The advantages of the present invention are numerous. The inflatable system provides ballistic protection as the tensioned flexible members (e.g., lines and fabric sheets) dispersed an inflated plenum serve to alter an incoming projectile's trajectory while simultaneously absorbing the kinetic energy thereof. In addition, the inflatable system's two spaced apart major walls mitigate shock resulting from a blast event. The system is collapsible and lightweight, and can be adapted to conform to any shape/size.

The present invention provides the means to build an armor panel of great thickness and low weight. Armor thickness is of great importance as it is the only means available to overcome the basic thermodynamic limitation imposed by the fact that it takes time to transfer/absorb energy/work. Thus, a thicker armor provides the time necessary to effect energy transfer/absorption of a projectile or blast energy.

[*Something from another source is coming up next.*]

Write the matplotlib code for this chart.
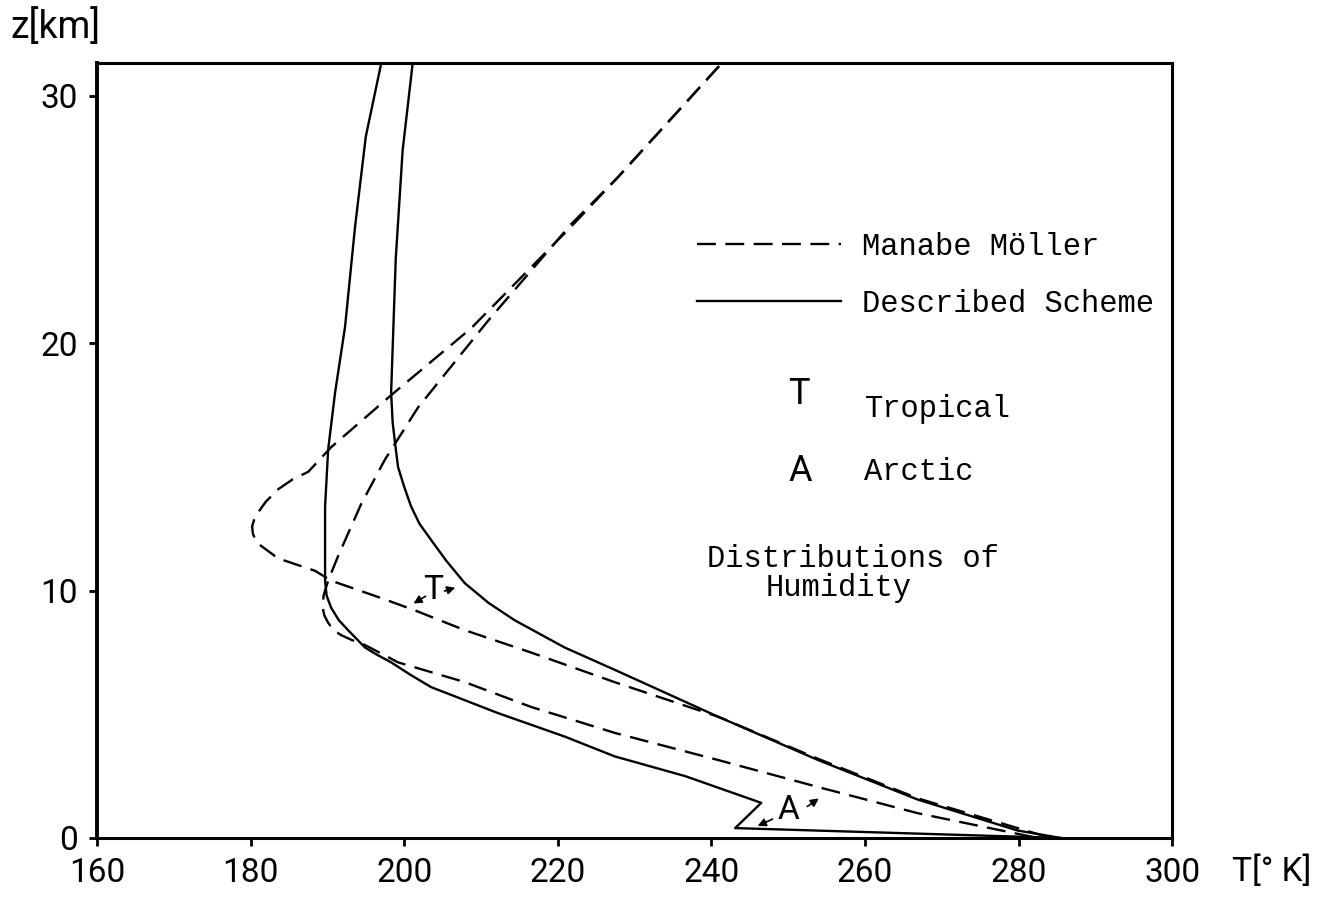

Although the invention has been described relative to a specific embodiment thereof, there are numerous variations and modifications that will be readily apparent to those skilled in the art in light of the above teachings. It is therefore to be understood that, within the scope of the appended claims, the invention may be practiced other than as specifically described.

Claims

1. A trajectory altering and blast energy absorption system, comprising:

a flexible and sealable plenum having opposing walls that are spaced apart from one another when said plenum is inflated;

a fluid for inflating said plenum; and

means, dispersed in said plenum, for altering trajectory of a projectile entering said plenum so-inflated with said fluid, said means comprising

a plurality of flexible lines coupled to said walls of said plenum, said plurality of flexible lines being placed in tension when said plenum is inflated with said fluid,

a plurality of ballistic armor fabric sheets in said plenum with said plurality of flexible lines passing therethrough, and

a plurality of shaped objects in said plenum.

2. A trajectory altering and blast energy absorption system as in claim 1 wherein each of said plurality of shaped objects comprises a ceramic object.

3. A trajectory altering and blast energy absorption system as in claim 1 wherein said plurality of ballistic armor fabric sheets are disposed at a plurality of angles relative to said walls of said plenum.

4. A trajectory altering and blast energy absorption system as in claim 1 wherein each of said plurality of flexible lines comprises at least one fiber.

5. A trajectory altering and blast energy absorption system as in claim 1 further comprising a polymeric sealing material coupled to each of said walls of said plenum for sealing punctures therein.

6. A trajectory altering and blast energy absorption system as in claim 1 wherein said fluid is air.

7. A trajectory altering and blast energy absorption system as in claim 1 wherein said plurality of shaped objects is selected from the group consisting of spheres, cubes, pyramids, irregular shapes, and mixtures thereof.